The over-the-top sexuality was viewed by some as a barrier to the film’s success, but on Sunday the Cannes jury announced that the director and two lead actresses were to be jointly awarded the festival’s top honor.
While the head of the jury, Stephen Spielberg, claimed politics played no role in the decision, the director of the festival, Thierry Fremaux, cited the traditional marriage march in Paris as one reason why the film was timely. He urged attendees at the march to watch the film.
"Everyone who is against same-sex marriage or love between two people of the same sex must see the film," he told Reuters.
Two recent studies have found a connection between pornography use and support for gay ‘marriage.’
One review of 500 men over six years found that “pornography consumption did prospectively predict support for same-sex marriage,” according to an abstract of the study.

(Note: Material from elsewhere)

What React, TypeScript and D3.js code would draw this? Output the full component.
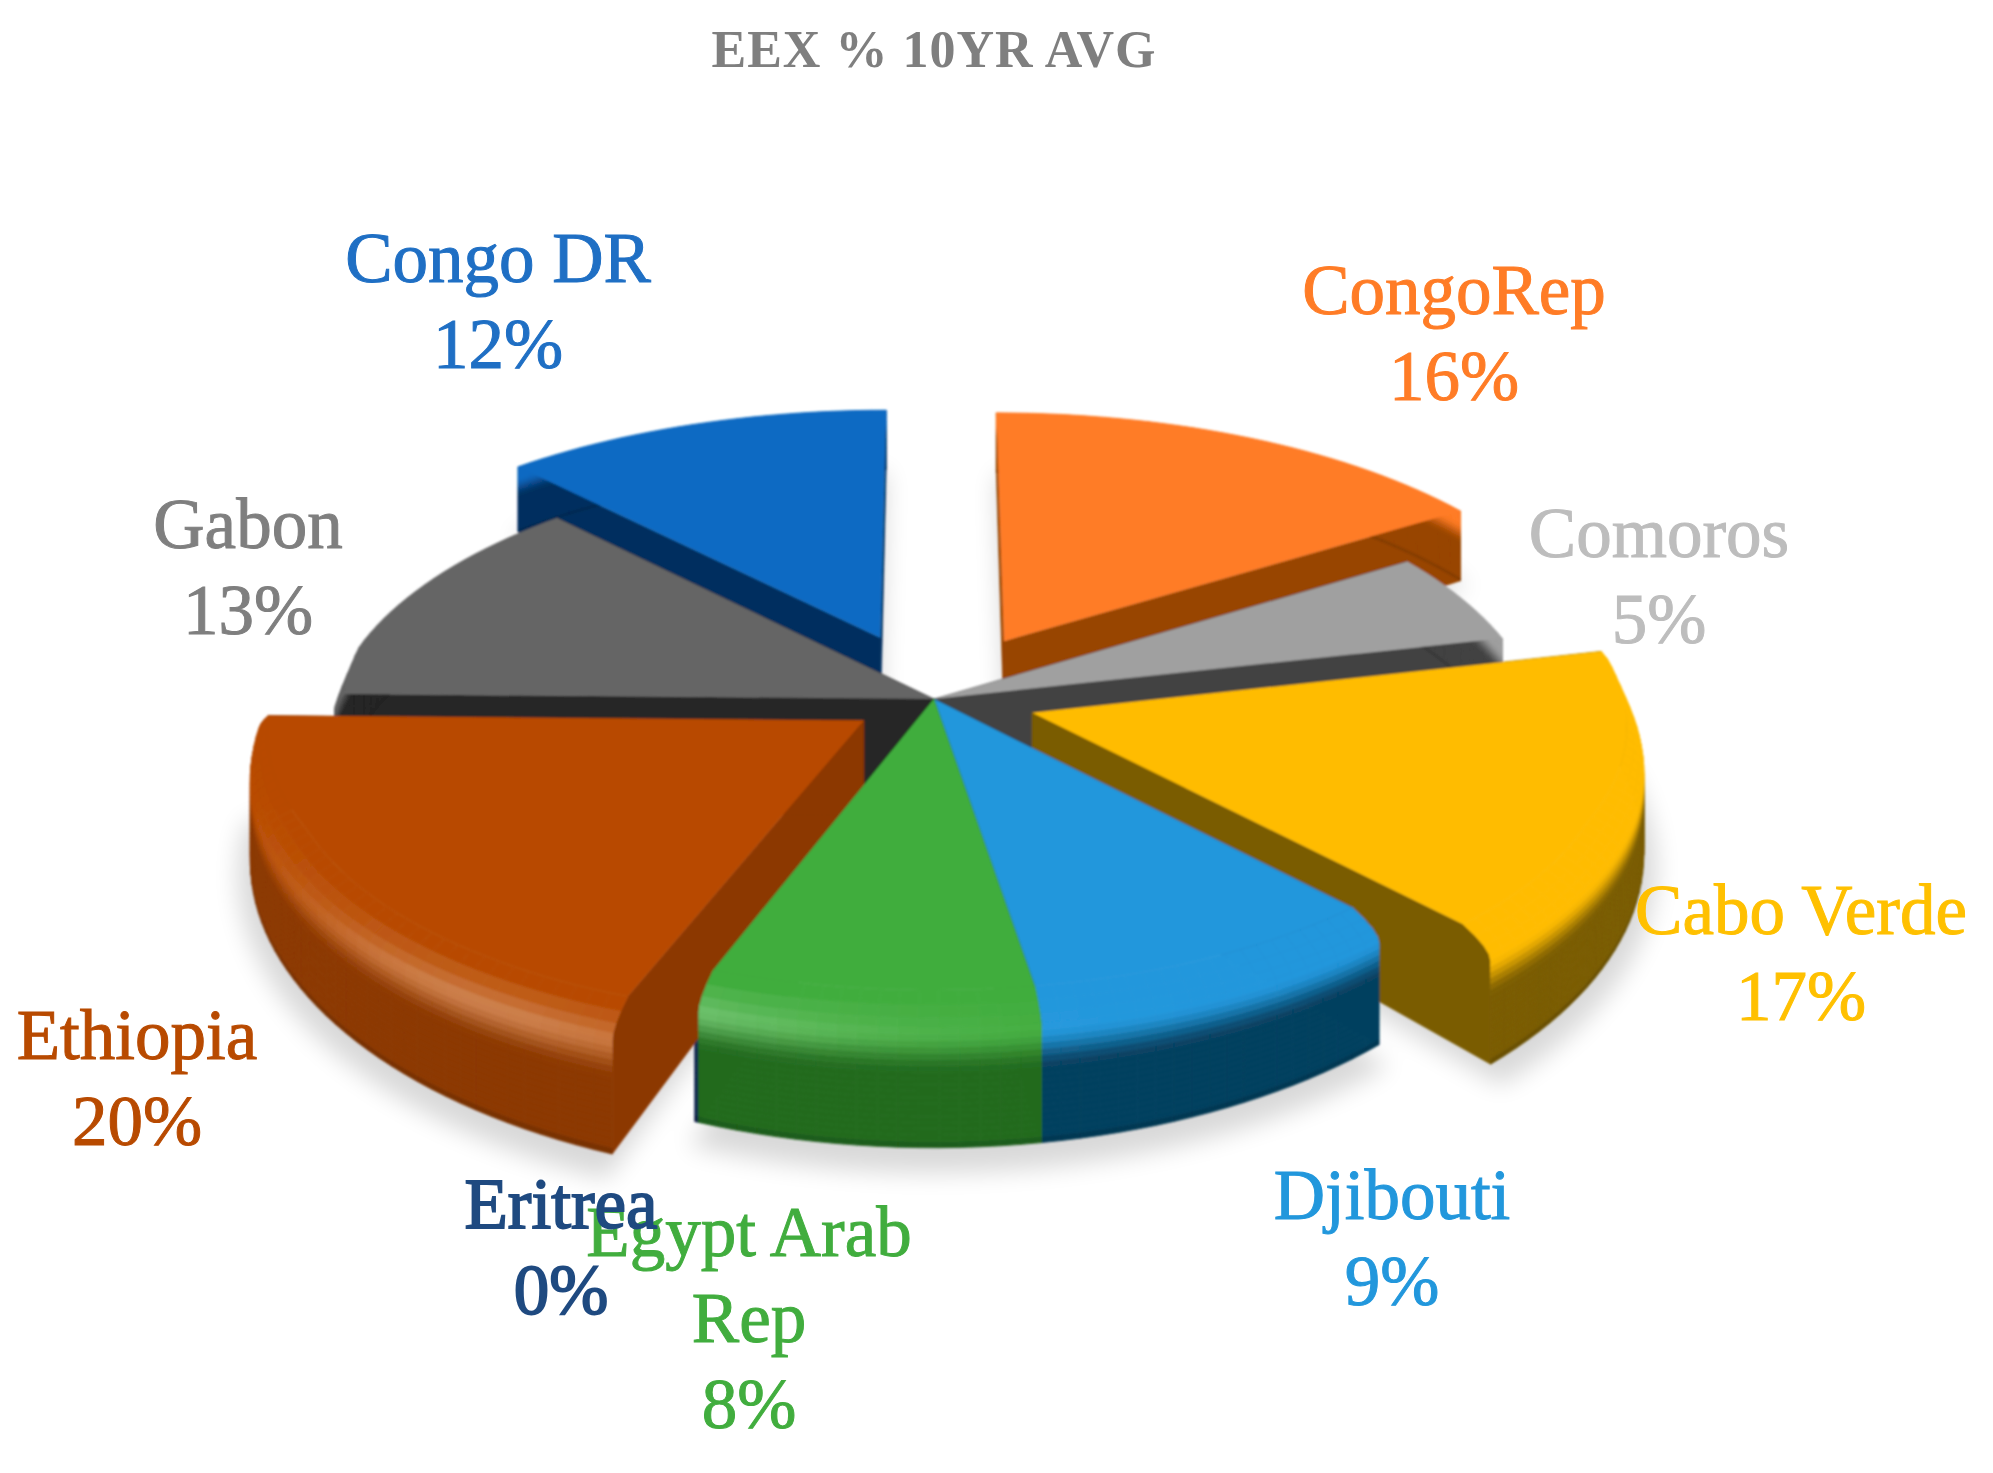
import React from "react";
import * as d3 from "d3";

// chart values
const categories = ["CongoRep", "Comoros", "Cabo Verde", "Djibouti", "Egypt Arab Rep", "Eritrea", "Ethiopia", "Gabon", "Congo DR"];
const values = [15.9, 5.4, 17, 9.2, 8.1, 0.1, 19.6, 12.7, 12];
const labelLines = [["CongoRep"], ["Comoros"], ["Cabo Verde"], ["Djibouti"], ["Egypt Arab", "Rep"], ["Eritrea"], ["Ethiopia"], ["Gabon"], ["Congo DR"]];

// look of the slices
const explodeBy = [0.25, 0, 0.17, 0, 0, 0, 0.14, 0, 0.25];
const topColors = ["#FF7C26", "#A0A0A0", "#FFBC00", "#2297DC", "#41AD3E", "#264478", "#B84A00", "#656565", "#0E6AC3"];
const wallColors = ["#984500", "#424242", "#7A5C00", "#06405F", "#236B1F", "#132A50", "#8C3800", "#262626", "#032F5F"];
const textColors = ["#FF7C26", "#BDBDBD", "#FFC000", "#2297DC", "#41AD3E", "#1F4A80", "#B84A00", "#7F7F7F", "#1F6FC4"];
const drawOrder = ["Eritrea", "Congo DR", "CongoRep", "Gabon", "Comoros", "Cabo Verde", "Ethiopia", "Djibouti", "Egypt Arab Rep"];

// label anchors
const labelX = [1454, 1659, 1801, 1392, 749, 561, 137, 248, 498];
const labelY = [314, 557, 934, 1219, 1256, 1228, 1059, 548, 282];

const width = 1993;
const height = 1473;
const cx = 934;
const cy = 699;
const rx = 601;
const ry = 271;
const depth = 92;
const persp = 0.127;
const lineGap = 86;
const bevelLevels = 22;

const project = (x: number, z: number, h: number): [number, number] => {
  const s = 1 / (1 - persp * z);
  return [cx + x * rx * s, cy + z * ry * s + h * depth * s * s * s];
};

const linePath = d3.line();
const closed = (pts: [number, number][]) => linePath(pts) + "Z";

const pieGen = d3.pie<number>().sort(null).startAngle(0).endAngle(2 * Math.PI);
const arcs = pieGen(values);

const bevelInset = (a: number) => {
  const z = -Math.cos(a);
  return 0.055 * Math.max(0, Math.min(1, (z + 0.2) / 0.6));
};

// t runs down the rim, 0 on the top face, 1 at the bottom of the wall
const rimPoint = (a: number, t: number, ox: number, oz: number) => {
  const k = Math.max(0, 1 - t / 0.18);
  const r = 1 - k * k * bevelInset(a);
  return project(Math.sin(a) * r + ox, -Math.cos(a) * r + oz, t);
};

const highlight = (a: number) => {
  const deg = (a * 180) / Math.PI;
  return Math.exp(-Math.pow((deg - 212) / 26, 2));
};

const smooth = (u: number) => {
  const c = Math.max(0, Math.min(1, u));
  return c * c * (3 - 2 * c);
};

const rimColor = (a: number, t: number, top: string, wall: string) => {
  const lit = d3.interpolateRgb(top, "#ffffff")(0.3 * highlight(a));
  if (t < 0.14) return d3.interpolateRgb(top, lit)(t / 0.14);
  if (t < 0.94) return d3.interpolateRgb(lit, wall)(smooth((t - 0.14) / 0.3));
  return d3.rgb(wall).darker(0.4).formatHex();
};

const angleSteps = (a0: number, a1: number) => {
  const n = Math.max(2, Math.ceil((a1 - a0) / 0.03));
  return d3.range(n + 1).map((i) => a0 + ((a1 - a0) * i) / n);
};

const levels = d3.range(bevelLevels + 1).map((i) => i / bevelLevels);

function Slice({ index }: { index: number }) {
  const arc = arcs[index];
  const mid = (arc.startAngle + arc.endAngle) / 2;
  const ox = Math.sin(mid) * explodeBy[index];
  const oz = -Math.cos(mid) * explodeBy[index];
  const top = topColors[index];
  const wall = wallColors[index];
  const angles = angleSteps(arc.startAngle, arc.endAngle);

  // cut faces
  const face = (a: number) =>
    closed([project(ox, oz, 0), ...levels.map((t) => rimPoint(a, t, ox, oz)), project(ox, oz, 1)]);

  // rim bands, bottom one first, the top face covers the back part
  const bands: React.ReactNode[] = [];
  for (let j = levels.length - 2; j >= 0; j--) {
    for (let i = 0; i < angles.length - 1; i++) {
      const a0 = angles[i];
      const a1 = angles[i + 1];
      const color = rimColor(a0, levels[j], top, wall);
      const d = closed([
        rimPoint(a0, levels[j], ox, oz),
        rimPoint(a1, levels[j], ox, oz),
        rimPoint(a1, levels[j + 1], ox, oz),
        rimPoint(a0, levels[j + 1], ox, oz),
      ]);
      bands.push(<path key={`${j}-${i}`} d={d} fill={color} stroke={color} strokeWidth={0.8} />);
    }
  }

  const topPath = closed([project(ox, oz, 0), ...angles.map((a) => rimPoint(a, 0, ox, oz))]);

  return (
    <g>
      <path d={face(arc.startAngle)} fill={wall} stroke={wall} strokeWidth={0.6} />
      <path d={face(arc.endAngle)} fill={wall} stroke={wall} strokeWidth={0.6} />
      {bands}
      <path d={topPath} fill={top} />
    </g>
  );
}

export default function App() {
  const shadow = arcs
    .map((arc, i) => {
      const mid = (arc.startAngle + arc.endAngle) / 2;
      const ox = Math.sin(mid) * explodeBy[i];
      const oz = -Math.cos(mid) * explodeBy[i];
      return closed([
        project(ox, oz, 1.12),
        ...angleSteps(arc.startAngle, arc.endAngle).map((a) => project(Math.sin(a) * 1.02 + ox, -Math.cos(a) * 1.02 + oz, 1.12)),
      ]);
    })
    .join(" ");

  const fmt = d3.format(".0%");

  return (
    <svg
      width={width}
      height={height}
      viewBox={`0 0 ${width} ${height}`}
      style={{ position: "absolute", left: 0, top: 0, background: "#fff", display: "block" }}
      fontFamily="'Liberation Serif', serif"
    >
      <defs>
        <filter id="groundBlur" x="-20%" y="-20%" width="140%" height="140%">
          <feGaussianBlur stdDeviation="12" />
        </filter>
        <filter id="soft" x="-5%" y="-5%" width="110%" height="110%">
          <feGaussianBlur stdDeviation="0.9" />
        </filter>
      </defs>

      <text x={934} y={67} textAnchor="middle" fontSize={52} fontWeight={700} fill="#7F7F7F" letterSpacing={1}>
        EEX % 10YR AVG
      </text>

      <path d={shadow} fill="#000" opacity={0.15} filter="url(#groundBlur)" />

      <g filter="url(#soft)">
        {drawOrder.map((name) => (
          <Slice key={name} index={categories.indexOf(name)} />
        ))}
      </g>

      {categories.map((name, i) => {
        const lines = [...labelLines[i], fmt(values[i] / 100)];
        return (
          <text
            key={name}
            textAnchor="middle"
            fontSize={71}
            fill={textColors[i]}
            stroke={textColors[i]}
            strokeWidth={name === "Eritrea" ? 1.8 : 1}
          >
            {lines.map((t, j) => (
              <tspan key={j} x={labelX[i]} y={labelY[i] + j * lineGap}>
                {t}
              </tspan>
            ))}
          </text>
        );
      })}
    </svg>
  );
}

Indiana University Assistant Professor Paul Wright, the researcher behind the study, speculated that because pornography “adopts an individualistic, non-judgmental stance on all kinds of non-traditional sexual behaviours,” those who watch it are far more likely to look positively at homosexual sex, and therefore gay 'marriage.'
However, University of Texas sociology professor Mark Regnerus first mentioned the link between porn and gay "marriage" last December in The Public Discourse. Surveys from Regnerus' New Family Structures Study showed that 54 percent of men aged 23-39 who watched porn “every day or almost every day” strongly agreed that gay and lesbian marriage should be legal.
A mere 13 percent of those who viewed explicit material monthly or even less shared those views.
Heavy viewers of pornography were also far more likely to believe “marriage is an outdated institution” and that homosexuals parent as well as heterosexuals. Some 63 percent of heavy users agreed with the latter statement, versus 26 percent of the lightest consumers.